En l’espèce, la SCI Jadlin a déclaré sa créance au passif de la procédure collective par courrier du 8 février 2023 pour un montant de 13.119,95 euros et mis en cause les organes de la procédure collective.
Il s’ensuit que l’instance introduite par la SCI Jadlin devant le juge des référés ne peut tendre qu’à une condamnation provisionnelle et non à la fixation d’une créance, de sorte que la créance faisant l’objet de cette instance doit être soumise à la procédure normale de vérification et à la décision du juge commissaire.
Il résulte de ce qui précède et dès lors qu’il n’entre pas dans les attributions du juge des référés d’évaluer le montant de la créance dont le créancier poursuit le paiement contre son débiteur à l’encontre duquel une procédure collective est ouverte, il convient d’infirmer l’ordonnance entreprise et de déclarer l’action engagée par la SCI Jadlin irrecevable.
– Sur les demandes accessoires :
Il ya lieu d’infirmer l’ordonnance déférée en ce qu’elle a condamné la société New Look Coiffure à payer à la SCI Jadlin la somme de 800,00 euros au titre de l’article 700 du code de procédure civile, et aux entiers dépens, en ce compris le coût du commandement de payer.

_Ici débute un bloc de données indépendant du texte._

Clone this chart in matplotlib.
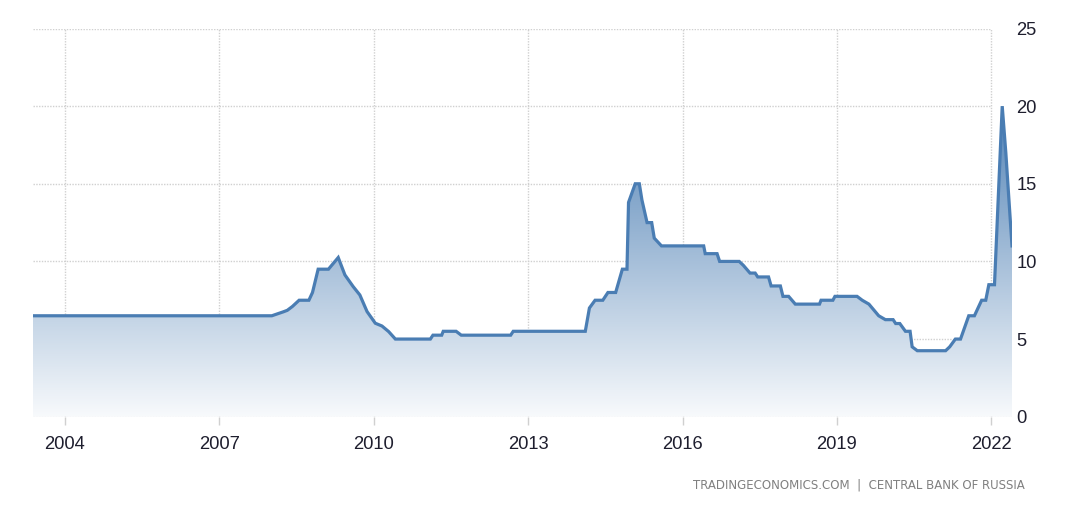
import matplotlib
matplotlib.use('Agg')
import matplotlib.pyplot as plt
import numpy as np

# Russia interest rate (decimal years)
years = [2003.38, 2008.02, 2008.24, 2008.32, 2008.42, 2008.55, 2008.74, 2008.81,
         2008.92, 2009.12, 2009.31, 2009.44, 2009.60, 2009.73, 2009.87, 2010.03,
         2010.16, 2010.29, 2010.42, 2011.10, 2011.15, 2011.32, 2011.35, 2011.60,
         2011.70, 2012.66, 2012.71, 2014.11, 2014.19, 2014.30, 2014.45, 2014.55,
         2014.70, 2014.83, 2014.92, 2014.95, 2015.08, 2015.16, 2015.21, 2015.31,
         2015.40, 2015.45, 2015.59, 2016.41, 2016.44, 2016.67, 2016.72, 2017.10,
         2017.18, 2017.31, 2017.41, 2017.46, 2017.67, 2017.72, 2017.90, 2017.95,
         2018.06, 2018.19, 2018.66, 2018.69, 2018.92, 2018.96, 2019.39, 2019.49,
         2019.62, 2019.81, 2019.94, 2020.09, 2020.14, 2020.22, 2020.33, 2020.42,
         2020.46, 2020.56, 2021.11, 2021.19, 2021.30, 2021.40, 2021.56, 2021.67,
         2021.81, 2021.89, 2021.95, 2022.06, 2022.21, 2022.28, 2022.34, 2022.40]
rates = [6.5, 6.5, 6.75, 6.85, 7.1, 7.5, 7.5, 8.0,
         9.5, 9.5, 10.25, 9.13, 8.38, 7.84, 6.77, 6.02,
         5.84, 5.48, 5.0, 5.0, 5.25, 5.25, 5.5, 5.5,
         5.25, 5.25, 5.5, 5.5, 7.0, 7.5, 7.5, 8.0,
         8.0, 9.5, 9.5, 13.8, 15.0, 15.0, 13.96, 12.5,
         12.5, 11.5, 11.0, 11.0, 10.5, 10.5, 10.0, 10.0,
         9.75, 9.25, 9.25, 9.0, 9.0, 8.42, 8.42, 7.75,
         7.75, 7.25, 7.25, 7.5, 7.5, 7.75, 7.75, 7.5,
         7.25, 6.5, 6.25, 6.25, 6.0, 6.0, 5.5, 5.5,
         4.5, 4.25, 4.25, 4.5, 5.0, 5.0, 6.5, 6.5,
         7.5, 7.5, 8.5, 8.5, 20.0, 17.0, 14.0, 11.0]

xticks = [2004, 2007, 2010, 2013, 2016, 2019, 2022]
yticks = [0, 5, 10, 15, 20, 25]

line_color = '#4a7db3'
grid_color = '#d0d0d0'
label_font = ['Liberation Sans', 'DejaVu Sans']

fig = plt.figure(figsize=(10.9, 5.07), dpi=100)
ax = fig.add_axes([33 / 1090, 90.3 / 507, (1012 - 33) / 1090, 388.2 / 507])

x0, x1 = 2003.38, 2022.40
ax.set_xlim(x0, x1)
ax.set_ylim(0, 25)

# gradient fill under the line, clipped to the area
grad = np.linspace(0, 1, 256).reshape(-1, 1)
alpha = 0.04 + 0.9 * grad
rgba = np.ones((256, 1, 4))
base = np.array([0.29, 0.49, 0.70])
rgba[:, 0, :3] = 1 - alpha * (1 - base)
img = ax.imshow(rgba, extent=[x0, x1, 0, 20], origin='lower', aspect='auto', zorder=1)
poly = ax.fill_between(years, rates, 0, color='none', lw=0)
img.set_clip_path(poly.get_paths()[0], transform=ax.transData)

# dotted grid
for v in yticks:
    right = x1 if v == 0 else 2022.0
    ax.plot([x0, right], [v, v], color=grid_color, lw=1,
            linestyle=(0, (1, 1)), zorder=0.5)
ax.grid(axis='x', color=grid_color, lw=1, linestyle=(0, (1, 1)), zorder=0.5)
ax.set_axisbelow(True)

ax.plot(years, rates, color=line_color, lw=2.3, zorder=3, solid_joinstyle='miter')

for s in ax.spines.values():
    s.set_visible(False)

ax.set_xticks(xticks)
ax.set_xticklabels([str(t) for t in xticks], family=label_font, fontsize=13.2, color='#1e1e2e')
ax.tick_params(axis='x', length=6, width=1, color='#d0d0d0', pad=8)
ax.yaxis.tick_right()
ax.set_yticks(yticks)
ax.set_yticklabels([str(t) for t in yticks], family=label_font, fontsize=13.2, color='#1e1e2e')
ax.tick_params(axis='y', length=0, pad=3)

fig.text(1025 / 1090, 1 - 485 / 507, 'TRADINGECONOMICS.COM  |  CENTRAL BANK OF RUSSIA',
         ha='right', va='center', fontsize=8.5, color='#808080')

fig.savefig('out.png', dpi=100)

L’équité commande de ne pas faire droit aux demandes présentées au titre des frais irrépétibles. La Sci Jadlin, qui succombe, sera condamnée aux entiers dépens.
PAR CES MOTIFS :
La Cour, après en avoir délibéré conformément à la loi, statuant publiquement, par arrêt réputé contradictoire, en référé et en dernier ressort,
Infirme l’ordonnance rendue le 12 septembre 2022 par le juge des référés du tribunal judiciaire d’Avignon en toutes ses dispositions,
Statuant à nouveau,
Déclare l’action engagée par la SCI Jadlin irrecevable,
Dit n’y avoir lieu à référé,
Déclare la présente décision opposable à la SELARL Balincourt, représentée par Me [D], ès qualités de mandataire judiciaire de la société New Look Coiffure,
Dit n’y avoir lieu à l’application des dispositions de l’article 700 du code de procédure civile,
Condamne la Sci Jadlin aux entiers dépens.
Arrêt signé par la présidente et par la greffière.